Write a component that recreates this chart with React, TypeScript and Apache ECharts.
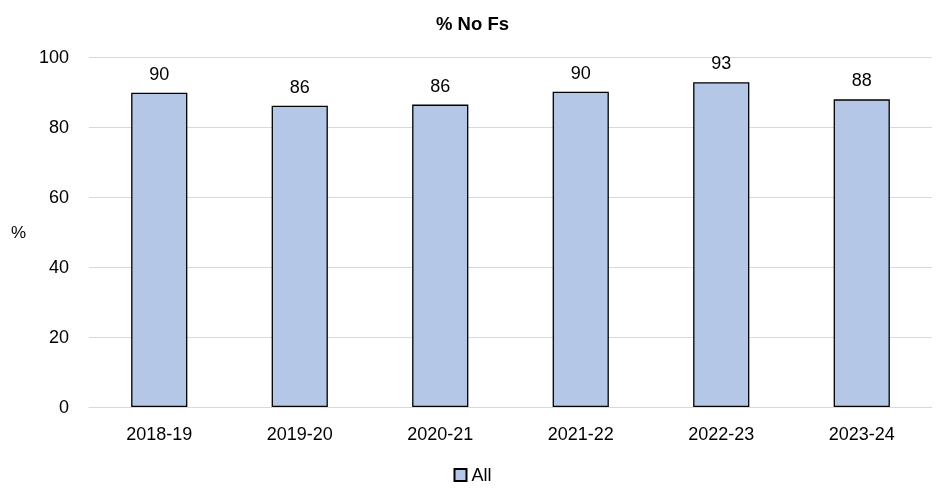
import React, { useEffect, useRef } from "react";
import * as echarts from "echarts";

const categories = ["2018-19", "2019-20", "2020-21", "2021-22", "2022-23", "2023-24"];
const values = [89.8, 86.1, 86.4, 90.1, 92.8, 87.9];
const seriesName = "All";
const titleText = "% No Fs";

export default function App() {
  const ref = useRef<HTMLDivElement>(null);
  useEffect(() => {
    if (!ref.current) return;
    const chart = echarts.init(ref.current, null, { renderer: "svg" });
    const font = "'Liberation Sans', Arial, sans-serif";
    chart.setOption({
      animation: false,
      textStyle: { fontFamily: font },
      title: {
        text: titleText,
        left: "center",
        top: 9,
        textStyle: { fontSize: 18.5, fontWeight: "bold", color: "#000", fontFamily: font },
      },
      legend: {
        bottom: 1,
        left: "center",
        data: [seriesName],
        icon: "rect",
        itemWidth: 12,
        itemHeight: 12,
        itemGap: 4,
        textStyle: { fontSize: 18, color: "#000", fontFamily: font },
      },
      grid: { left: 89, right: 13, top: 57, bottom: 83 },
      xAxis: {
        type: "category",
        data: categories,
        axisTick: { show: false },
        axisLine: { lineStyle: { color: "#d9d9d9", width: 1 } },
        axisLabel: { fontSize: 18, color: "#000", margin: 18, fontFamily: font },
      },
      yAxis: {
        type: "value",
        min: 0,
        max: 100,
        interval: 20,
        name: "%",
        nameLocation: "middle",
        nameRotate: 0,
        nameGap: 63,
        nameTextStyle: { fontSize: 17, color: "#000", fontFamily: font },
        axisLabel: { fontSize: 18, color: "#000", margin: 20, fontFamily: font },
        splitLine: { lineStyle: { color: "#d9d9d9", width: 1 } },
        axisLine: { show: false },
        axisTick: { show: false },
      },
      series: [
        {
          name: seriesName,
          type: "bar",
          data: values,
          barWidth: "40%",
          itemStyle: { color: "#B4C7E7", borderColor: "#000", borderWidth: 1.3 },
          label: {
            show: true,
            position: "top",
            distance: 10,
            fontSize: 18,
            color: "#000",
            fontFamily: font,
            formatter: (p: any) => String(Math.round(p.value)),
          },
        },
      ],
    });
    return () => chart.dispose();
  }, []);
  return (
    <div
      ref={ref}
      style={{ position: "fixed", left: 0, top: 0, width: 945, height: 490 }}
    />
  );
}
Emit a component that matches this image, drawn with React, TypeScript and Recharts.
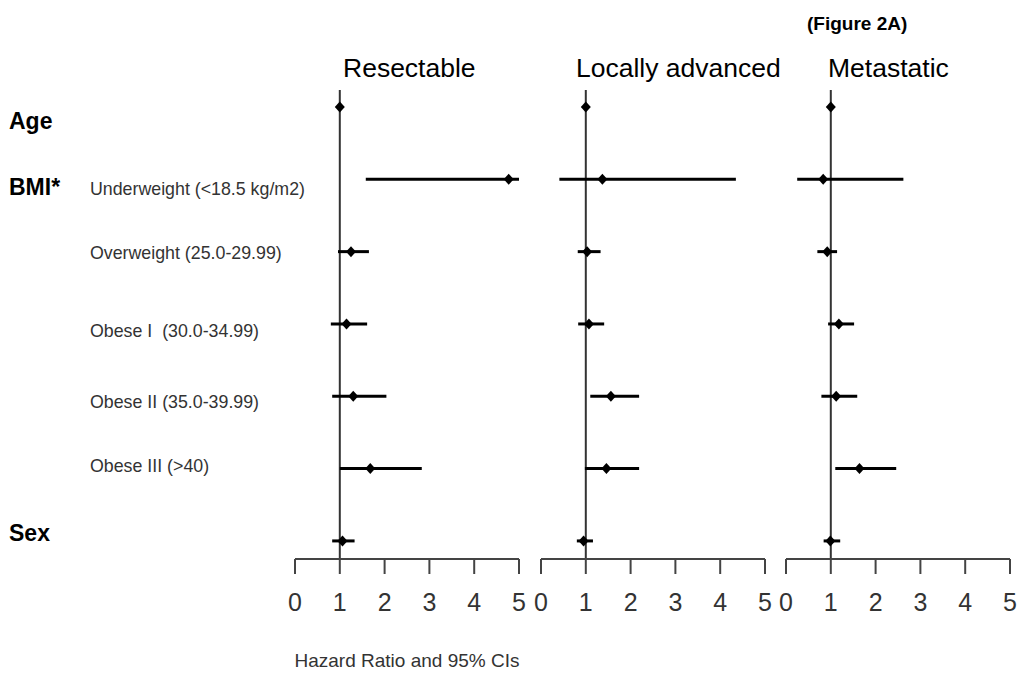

> GIVEN INSTRUCTION:
Give the lines again word for word, from the start of the records to the line holding "import * as", both included, and leave out any picture.

> RESPONSE FOR THIS EXERCISE:
Write a component that recreates this chart with React, TypeScript and Apache ECharts.
import React, { useEffect, useRef } from "react";
import * as echarts from "echarts";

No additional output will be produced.